Nico Giles, dir. “Architect Melvin Mitchell,” in Brick by Brick: Black Builders and the American Landscape. 2025. Video trailer, 5 min. Courtesy Jay Cephas

This web series details a critical contribution made by the Black architects and builders who helped to shape the American built environment. Season one examines the dozens of Black built environment practitioners who contributed to the design and construction of the nation’s capital. By unfolding this spatial history of Washington, DC, the series aims to tell a new story of American architectural practice, one that extends from the enslaved masons and carpenters who constructed the federal buildings of the emergent democracy (such as the White House, the United States Capitol, and the Treasury Department) and culminates in the stories of the Black modernist architects of the 1960s and ‘70s who fought to bring dignified housing to the city’s poorest residents.

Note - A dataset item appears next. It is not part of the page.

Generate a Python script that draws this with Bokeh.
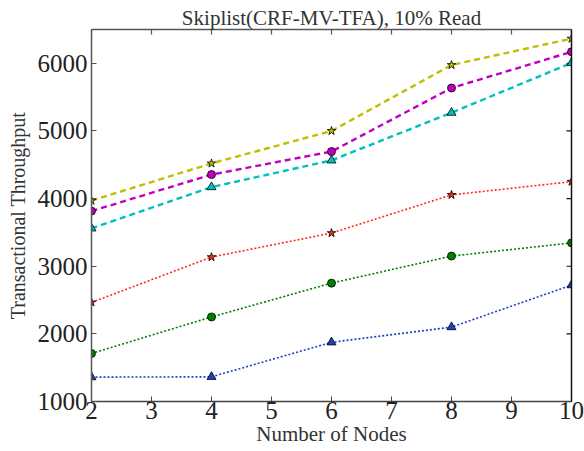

Jay Cephas is an historian who studies the impact of labor, technology, and social identity on the built environment. He is assistant professor in the history and theory of architecture at Princeton University. Cephas is also the founding director of the Black Architects Archive, an interactive repository that documents the physical, intellectual, and creative labor deployed by the Black architects, builders, landscape architects, and contractors who helped shape the American built environment across the nineteenth and twentieth centuries. Through the Black Architects Archive, Cephas is compiling a comprehensive documentation of the thousands of buildings designed by Black architects and builders in Washington, DC. Cephas was recently named a Conserving Black Modernism Fellow at the African American Cultural Heritage Action Fund of the National Trust for Historic Preservation.